Input for this task:
————
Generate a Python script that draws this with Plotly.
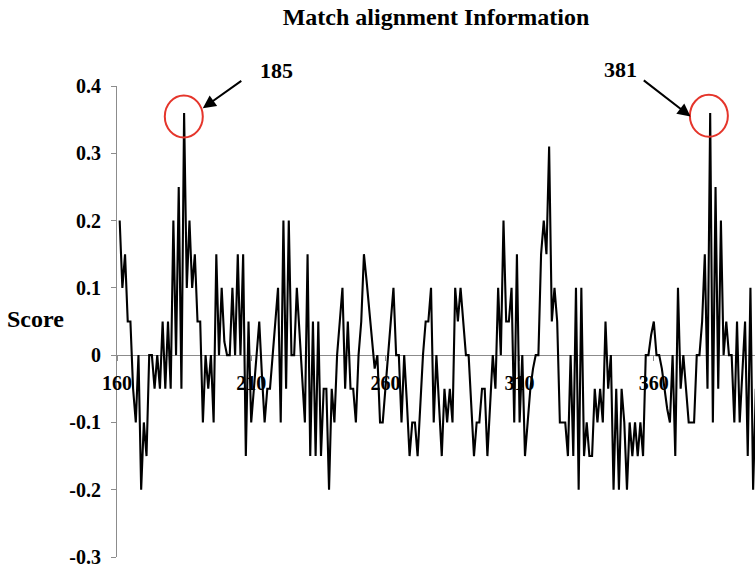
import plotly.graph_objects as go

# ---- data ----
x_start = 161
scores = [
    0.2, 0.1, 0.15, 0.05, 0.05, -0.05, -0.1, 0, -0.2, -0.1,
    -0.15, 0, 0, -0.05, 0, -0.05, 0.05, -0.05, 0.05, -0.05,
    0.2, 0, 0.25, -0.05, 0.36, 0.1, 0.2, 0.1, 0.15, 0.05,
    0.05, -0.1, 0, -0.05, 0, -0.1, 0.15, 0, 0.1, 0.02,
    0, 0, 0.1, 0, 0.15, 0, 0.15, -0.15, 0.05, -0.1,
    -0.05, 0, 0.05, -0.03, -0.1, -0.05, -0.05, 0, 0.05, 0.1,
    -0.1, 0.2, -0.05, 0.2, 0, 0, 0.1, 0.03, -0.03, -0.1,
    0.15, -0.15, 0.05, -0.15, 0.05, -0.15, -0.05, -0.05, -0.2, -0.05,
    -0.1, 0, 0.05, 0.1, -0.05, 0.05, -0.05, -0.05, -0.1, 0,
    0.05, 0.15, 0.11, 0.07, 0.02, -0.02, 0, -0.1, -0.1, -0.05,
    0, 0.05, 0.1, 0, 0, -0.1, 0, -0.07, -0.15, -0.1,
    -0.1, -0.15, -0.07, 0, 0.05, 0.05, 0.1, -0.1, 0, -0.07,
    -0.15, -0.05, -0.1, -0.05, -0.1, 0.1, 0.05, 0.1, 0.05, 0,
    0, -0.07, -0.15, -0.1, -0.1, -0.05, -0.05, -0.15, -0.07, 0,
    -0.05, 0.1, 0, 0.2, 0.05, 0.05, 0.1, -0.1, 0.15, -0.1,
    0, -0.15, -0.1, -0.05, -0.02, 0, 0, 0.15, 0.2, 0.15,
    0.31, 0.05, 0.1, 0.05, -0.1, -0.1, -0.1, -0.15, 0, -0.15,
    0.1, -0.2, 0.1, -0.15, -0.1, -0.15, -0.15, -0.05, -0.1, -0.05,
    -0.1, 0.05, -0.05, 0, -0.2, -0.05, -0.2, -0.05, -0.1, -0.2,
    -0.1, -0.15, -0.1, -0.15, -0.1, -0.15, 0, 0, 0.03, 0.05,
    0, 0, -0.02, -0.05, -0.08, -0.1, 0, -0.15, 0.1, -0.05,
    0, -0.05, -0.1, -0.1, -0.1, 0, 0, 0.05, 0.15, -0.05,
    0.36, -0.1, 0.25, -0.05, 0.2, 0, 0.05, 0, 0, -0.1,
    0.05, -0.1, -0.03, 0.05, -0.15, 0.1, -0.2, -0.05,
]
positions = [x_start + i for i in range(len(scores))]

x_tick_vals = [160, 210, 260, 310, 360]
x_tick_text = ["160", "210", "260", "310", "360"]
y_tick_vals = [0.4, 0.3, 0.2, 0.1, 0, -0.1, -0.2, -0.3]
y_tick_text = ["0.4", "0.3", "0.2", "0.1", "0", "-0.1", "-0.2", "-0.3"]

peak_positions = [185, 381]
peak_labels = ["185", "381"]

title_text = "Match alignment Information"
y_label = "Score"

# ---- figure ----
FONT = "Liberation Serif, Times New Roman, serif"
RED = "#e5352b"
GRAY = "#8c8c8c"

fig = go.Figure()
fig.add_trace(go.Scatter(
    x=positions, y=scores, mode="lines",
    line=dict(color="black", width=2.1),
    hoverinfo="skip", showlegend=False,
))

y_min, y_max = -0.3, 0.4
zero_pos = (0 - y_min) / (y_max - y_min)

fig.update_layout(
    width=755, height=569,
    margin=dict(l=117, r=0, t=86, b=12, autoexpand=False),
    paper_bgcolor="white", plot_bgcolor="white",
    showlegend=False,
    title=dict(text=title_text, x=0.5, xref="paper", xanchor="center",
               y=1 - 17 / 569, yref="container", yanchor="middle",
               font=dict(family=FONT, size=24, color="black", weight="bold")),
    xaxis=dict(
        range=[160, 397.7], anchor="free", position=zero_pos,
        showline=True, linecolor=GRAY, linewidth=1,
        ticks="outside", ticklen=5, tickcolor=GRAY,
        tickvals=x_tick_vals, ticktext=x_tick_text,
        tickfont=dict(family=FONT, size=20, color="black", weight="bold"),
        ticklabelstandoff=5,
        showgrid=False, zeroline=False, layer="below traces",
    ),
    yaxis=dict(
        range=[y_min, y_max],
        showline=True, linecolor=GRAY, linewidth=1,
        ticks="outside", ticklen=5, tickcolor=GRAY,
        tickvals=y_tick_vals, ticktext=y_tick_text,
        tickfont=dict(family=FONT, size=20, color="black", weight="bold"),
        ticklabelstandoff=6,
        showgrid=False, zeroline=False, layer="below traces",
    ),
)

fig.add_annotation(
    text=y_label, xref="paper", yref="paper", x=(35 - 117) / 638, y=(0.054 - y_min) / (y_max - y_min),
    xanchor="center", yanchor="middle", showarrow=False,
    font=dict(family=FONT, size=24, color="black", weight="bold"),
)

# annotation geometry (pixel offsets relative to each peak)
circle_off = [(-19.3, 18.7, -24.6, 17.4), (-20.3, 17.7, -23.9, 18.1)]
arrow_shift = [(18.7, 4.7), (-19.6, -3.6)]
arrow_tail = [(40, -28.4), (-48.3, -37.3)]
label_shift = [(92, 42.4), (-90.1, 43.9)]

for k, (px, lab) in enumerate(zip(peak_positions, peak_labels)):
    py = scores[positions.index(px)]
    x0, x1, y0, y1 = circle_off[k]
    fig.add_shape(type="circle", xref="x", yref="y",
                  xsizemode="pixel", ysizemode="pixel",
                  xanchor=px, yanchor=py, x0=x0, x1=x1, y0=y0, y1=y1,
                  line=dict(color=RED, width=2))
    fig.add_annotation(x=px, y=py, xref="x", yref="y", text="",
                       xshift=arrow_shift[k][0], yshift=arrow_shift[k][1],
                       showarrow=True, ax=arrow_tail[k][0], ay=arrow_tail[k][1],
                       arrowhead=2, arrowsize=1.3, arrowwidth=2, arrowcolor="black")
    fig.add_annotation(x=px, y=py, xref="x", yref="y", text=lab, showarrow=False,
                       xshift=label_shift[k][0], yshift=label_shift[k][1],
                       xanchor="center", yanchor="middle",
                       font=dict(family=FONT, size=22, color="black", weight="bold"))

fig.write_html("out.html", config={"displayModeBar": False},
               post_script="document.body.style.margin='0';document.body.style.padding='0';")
————
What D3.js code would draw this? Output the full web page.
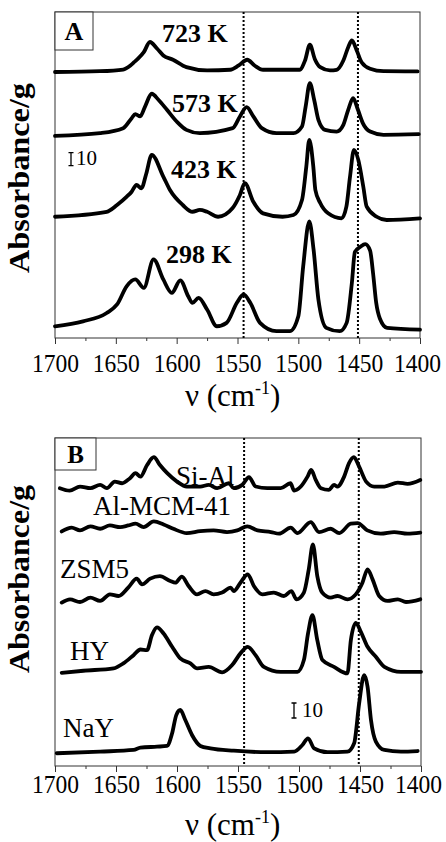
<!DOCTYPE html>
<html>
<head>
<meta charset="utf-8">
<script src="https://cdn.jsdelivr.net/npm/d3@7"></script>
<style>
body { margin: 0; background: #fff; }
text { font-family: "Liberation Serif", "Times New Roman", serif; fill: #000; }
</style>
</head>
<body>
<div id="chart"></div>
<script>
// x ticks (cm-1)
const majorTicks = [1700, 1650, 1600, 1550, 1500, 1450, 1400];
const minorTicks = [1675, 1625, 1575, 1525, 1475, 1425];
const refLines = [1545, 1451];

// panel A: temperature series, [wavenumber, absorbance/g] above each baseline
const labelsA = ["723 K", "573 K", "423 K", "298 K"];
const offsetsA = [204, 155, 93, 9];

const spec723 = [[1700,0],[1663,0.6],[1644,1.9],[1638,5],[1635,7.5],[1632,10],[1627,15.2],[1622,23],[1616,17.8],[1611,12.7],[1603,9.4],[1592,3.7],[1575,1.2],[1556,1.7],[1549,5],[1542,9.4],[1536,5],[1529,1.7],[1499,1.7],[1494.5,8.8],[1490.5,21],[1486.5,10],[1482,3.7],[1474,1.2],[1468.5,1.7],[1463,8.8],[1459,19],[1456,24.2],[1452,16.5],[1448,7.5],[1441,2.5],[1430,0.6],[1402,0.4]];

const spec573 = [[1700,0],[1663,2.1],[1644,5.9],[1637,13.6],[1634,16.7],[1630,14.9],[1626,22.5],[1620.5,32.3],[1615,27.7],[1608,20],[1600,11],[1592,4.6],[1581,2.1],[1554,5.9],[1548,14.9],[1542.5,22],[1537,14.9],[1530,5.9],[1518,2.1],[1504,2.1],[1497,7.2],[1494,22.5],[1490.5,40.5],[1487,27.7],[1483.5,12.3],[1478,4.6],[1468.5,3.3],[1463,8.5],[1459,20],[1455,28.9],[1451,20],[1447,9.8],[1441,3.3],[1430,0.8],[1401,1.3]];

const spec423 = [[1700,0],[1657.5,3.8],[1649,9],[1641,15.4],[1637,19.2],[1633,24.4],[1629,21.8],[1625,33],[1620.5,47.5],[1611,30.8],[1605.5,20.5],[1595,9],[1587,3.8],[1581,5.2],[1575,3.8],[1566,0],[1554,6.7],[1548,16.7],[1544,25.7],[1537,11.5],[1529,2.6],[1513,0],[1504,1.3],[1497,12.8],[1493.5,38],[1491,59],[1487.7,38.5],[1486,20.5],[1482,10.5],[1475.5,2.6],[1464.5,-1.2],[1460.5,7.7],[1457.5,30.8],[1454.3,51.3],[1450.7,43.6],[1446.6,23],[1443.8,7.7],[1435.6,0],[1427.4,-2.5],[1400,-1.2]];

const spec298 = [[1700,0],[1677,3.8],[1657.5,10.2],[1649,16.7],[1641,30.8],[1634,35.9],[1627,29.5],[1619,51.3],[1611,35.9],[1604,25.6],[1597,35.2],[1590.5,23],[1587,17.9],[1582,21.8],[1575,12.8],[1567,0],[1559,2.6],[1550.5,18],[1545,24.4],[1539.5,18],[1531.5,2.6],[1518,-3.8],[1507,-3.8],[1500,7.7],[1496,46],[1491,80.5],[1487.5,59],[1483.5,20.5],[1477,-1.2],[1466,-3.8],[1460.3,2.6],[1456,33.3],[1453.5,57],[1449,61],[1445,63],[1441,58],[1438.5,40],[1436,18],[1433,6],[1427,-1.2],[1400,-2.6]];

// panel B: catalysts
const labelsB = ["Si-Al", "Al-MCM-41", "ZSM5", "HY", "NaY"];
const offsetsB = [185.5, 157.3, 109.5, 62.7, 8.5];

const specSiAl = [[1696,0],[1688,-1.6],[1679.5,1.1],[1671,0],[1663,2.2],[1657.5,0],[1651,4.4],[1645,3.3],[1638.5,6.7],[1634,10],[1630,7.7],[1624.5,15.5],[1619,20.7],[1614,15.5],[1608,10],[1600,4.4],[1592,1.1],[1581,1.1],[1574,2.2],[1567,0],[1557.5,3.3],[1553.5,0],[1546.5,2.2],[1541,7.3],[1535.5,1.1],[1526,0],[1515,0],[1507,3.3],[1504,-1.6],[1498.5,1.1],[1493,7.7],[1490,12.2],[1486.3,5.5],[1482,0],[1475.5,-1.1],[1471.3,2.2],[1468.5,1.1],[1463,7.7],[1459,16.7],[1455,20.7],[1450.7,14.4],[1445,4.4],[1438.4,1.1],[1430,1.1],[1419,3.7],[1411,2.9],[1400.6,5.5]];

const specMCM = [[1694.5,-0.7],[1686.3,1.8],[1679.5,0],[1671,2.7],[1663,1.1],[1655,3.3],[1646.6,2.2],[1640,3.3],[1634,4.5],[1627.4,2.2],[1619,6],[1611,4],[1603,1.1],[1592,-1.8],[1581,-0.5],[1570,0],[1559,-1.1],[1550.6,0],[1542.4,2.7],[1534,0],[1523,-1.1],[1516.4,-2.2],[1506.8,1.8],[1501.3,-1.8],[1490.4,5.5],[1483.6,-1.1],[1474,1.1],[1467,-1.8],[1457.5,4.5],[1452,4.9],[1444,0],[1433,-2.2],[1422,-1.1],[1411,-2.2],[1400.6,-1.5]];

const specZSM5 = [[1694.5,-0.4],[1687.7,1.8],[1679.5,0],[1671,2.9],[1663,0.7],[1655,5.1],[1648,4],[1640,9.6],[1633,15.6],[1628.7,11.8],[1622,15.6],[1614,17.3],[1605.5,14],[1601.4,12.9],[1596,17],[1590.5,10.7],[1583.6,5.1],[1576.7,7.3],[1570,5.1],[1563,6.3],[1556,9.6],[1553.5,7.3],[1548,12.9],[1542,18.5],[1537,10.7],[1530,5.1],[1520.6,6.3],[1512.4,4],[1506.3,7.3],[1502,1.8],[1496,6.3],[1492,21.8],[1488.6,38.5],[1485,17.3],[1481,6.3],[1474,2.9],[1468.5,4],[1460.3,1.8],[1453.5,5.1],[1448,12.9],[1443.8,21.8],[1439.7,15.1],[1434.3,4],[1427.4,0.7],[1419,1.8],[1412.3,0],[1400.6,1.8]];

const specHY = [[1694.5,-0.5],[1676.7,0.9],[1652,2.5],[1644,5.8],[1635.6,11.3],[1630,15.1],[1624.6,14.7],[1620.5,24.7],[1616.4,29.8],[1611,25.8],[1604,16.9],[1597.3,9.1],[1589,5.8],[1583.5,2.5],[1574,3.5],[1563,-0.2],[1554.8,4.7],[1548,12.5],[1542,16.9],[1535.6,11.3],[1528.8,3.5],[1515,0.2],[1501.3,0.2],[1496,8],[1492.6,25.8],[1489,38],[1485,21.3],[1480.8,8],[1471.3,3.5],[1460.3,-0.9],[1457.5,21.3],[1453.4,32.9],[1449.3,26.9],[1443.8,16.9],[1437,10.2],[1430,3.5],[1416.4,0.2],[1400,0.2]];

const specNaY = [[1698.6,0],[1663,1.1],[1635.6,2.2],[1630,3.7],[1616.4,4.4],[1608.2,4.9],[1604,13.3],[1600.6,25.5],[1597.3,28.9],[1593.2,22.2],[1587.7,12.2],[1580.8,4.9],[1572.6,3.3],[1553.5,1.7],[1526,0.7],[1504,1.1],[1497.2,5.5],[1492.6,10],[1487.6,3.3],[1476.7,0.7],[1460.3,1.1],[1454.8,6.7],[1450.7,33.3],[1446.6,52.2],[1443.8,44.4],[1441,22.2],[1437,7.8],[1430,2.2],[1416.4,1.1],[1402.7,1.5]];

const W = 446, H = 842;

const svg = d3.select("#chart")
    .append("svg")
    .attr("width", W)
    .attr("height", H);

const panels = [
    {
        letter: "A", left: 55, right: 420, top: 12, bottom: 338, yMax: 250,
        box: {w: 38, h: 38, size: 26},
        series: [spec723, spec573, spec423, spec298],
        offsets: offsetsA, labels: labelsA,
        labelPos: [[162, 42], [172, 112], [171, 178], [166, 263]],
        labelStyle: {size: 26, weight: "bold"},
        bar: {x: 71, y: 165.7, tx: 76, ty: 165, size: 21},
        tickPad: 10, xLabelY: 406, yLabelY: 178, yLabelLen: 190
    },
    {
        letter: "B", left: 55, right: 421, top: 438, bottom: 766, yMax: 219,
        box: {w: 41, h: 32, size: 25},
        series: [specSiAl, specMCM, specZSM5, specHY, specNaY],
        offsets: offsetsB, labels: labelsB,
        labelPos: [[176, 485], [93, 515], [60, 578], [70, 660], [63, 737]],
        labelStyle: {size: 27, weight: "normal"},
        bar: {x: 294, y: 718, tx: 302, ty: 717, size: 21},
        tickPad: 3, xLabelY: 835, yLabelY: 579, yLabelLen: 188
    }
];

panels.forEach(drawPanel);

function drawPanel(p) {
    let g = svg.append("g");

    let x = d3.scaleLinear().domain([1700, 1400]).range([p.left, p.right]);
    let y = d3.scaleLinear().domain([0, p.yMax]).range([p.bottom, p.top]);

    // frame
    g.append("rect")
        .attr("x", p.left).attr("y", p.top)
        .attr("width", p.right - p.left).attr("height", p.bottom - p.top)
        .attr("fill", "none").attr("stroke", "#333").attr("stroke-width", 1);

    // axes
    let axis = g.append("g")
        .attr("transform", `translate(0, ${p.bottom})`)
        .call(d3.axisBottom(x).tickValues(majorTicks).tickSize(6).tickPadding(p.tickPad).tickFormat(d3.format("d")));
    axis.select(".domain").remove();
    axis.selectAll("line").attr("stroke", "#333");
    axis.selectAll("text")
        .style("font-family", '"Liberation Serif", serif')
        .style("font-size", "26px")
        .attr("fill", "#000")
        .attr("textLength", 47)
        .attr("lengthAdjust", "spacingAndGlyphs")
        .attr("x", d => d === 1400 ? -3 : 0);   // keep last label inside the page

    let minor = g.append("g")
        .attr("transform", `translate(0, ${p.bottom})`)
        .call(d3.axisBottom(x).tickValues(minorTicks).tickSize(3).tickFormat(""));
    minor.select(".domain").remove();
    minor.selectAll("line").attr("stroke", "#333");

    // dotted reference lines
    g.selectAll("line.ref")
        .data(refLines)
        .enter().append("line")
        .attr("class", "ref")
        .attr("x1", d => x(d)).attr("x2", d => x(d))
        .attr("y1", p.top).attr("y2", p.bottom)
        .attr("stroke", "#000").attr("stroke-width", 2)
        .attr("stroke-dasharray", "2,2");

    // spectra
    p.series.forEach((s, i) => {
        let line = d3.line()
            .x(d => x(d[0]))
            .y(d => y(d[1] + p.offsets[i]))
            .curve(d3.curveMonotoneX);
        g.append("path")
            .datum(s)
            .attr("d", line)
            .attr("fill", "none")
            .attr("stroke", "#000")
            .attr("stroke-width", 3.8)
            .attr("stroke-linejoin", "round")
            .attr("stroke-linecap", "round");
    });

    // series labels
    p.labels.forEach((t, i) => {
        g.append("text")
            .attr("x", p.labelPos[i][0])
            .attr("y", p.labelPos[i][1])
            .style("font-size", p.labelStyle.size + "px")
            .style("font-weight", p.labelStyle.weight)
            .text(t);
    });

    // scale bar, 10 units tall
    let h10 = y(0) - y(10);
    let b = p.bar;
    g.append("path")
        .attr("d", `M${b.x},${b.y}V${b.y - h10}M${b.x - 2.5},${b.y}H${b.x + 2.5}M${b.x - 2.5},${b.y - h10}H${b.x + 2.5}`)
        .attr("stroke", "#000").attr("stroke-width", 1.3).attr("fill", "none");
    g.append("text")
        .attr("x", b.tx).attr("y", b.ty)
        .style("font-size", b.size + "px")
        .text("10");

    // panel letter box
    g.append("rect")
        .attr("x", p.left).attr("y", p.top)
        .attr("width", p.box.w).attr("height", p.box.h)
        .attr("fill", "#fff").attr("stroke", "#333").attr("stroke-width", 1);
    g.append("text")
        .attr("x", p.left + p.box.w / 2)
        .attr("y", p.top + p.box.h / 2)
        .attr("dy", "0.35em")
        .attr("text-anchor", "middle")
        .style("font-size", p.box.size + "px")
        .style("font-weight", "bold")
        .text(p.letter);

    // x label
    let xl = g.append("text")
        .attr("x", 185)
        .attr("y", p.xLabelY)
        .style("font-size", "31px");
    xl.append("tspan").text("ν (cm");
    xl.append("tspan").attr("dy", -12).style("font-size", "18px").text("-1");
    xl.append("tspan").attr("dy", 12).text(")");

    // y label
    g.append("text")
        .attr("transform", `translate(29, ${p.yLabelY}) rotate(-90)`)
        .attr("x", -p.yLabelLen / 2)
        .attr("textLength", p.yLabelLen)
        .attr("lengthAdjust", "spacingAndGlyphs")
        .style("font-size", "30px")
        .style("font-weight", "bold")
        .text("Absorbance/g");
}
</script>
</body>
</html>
————
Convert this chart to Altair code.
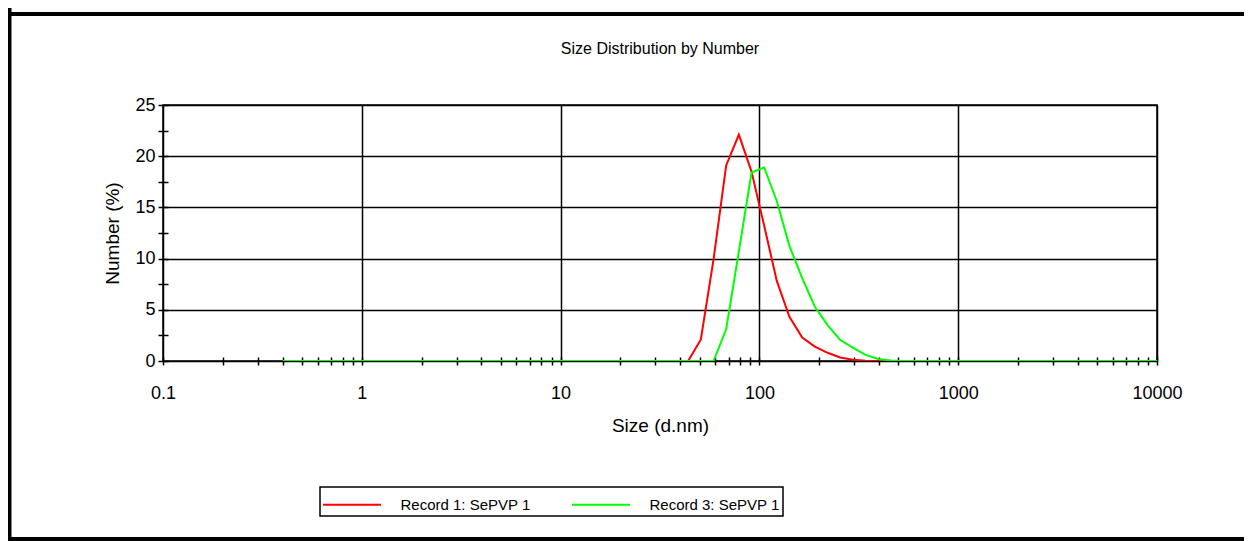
————
Aim of the exercise:
Search the entries for the string "page" and collect each line that has it.

Solution for this task:
What D3.js code would draw this? Output the full web page.
        .attr("x", d => d === 1400 ? -3 : 0);   // keep last label inside the page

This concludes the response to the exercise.